The original implementation was scheduled to occur in three waves. Wave one was completed in 2019, two years late. Wave one delivered a customer-facing identity service that has since been retired. Wave two was rescoped in 2021 and is now part of wave three. Wave three has not commenced.
The programme’s previous milestone, originally described as “systems convergence”, was renamed in 2024 to “integration readiness”. Integration readiness was renamed in 2025 to “forward platform foundations”. Forward platform foundations are the prerequisite to the next phase. The next phase has not been named, pending agreement on terminology.
The Pause Itself
The bank confirmed that, during the pause, the existing core banking system would continue to operate. The system, originally installed in 1996, has been described variously as resilient, robust, regrettable, and immortal. The system processes approximately 90 per cent of the bank’s daily transactions. The replacement programme has, to date, processed none.
The programme team has been asked to remain in place. Members of the team will continue to attend daily stand-ups, weekly steering meetings, and the monthly programme review. The monthly programme review will continue to track velocity. Velocity, in the absence of programme activity, will be reported as zero with an annotation.

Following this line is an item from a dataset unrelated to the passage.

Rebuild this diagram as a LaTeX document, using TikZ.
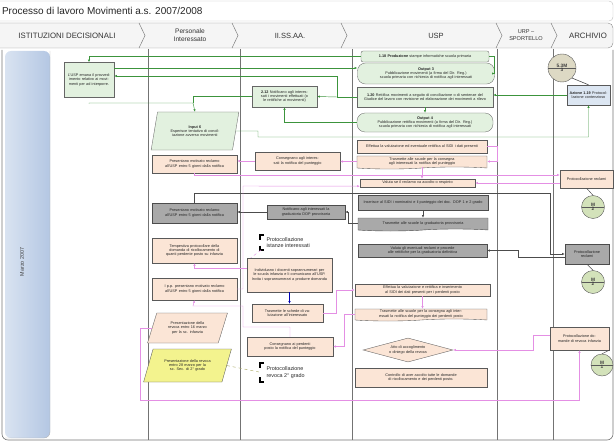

External observers have noted that several international peers have completed similar migrations during the same period, on similar budgets. Asked whether the bank had drawn lessons from those institutions, the bank confirmed it had benchmarked extensively. “We have studied the international peer set,” an executive said. “We believe our context is unique.” The context has been unique for eleven years.
The steering committee’s recommendation is expected before the end of the financial year. The recommendation will be reviewed by the executive committee. The executive committee will make a decision in the next strategic planning cycle. The next strategic planning cycle commences after the end of the financial year. A spokesperson confirmed that the timing was “well-aligned”.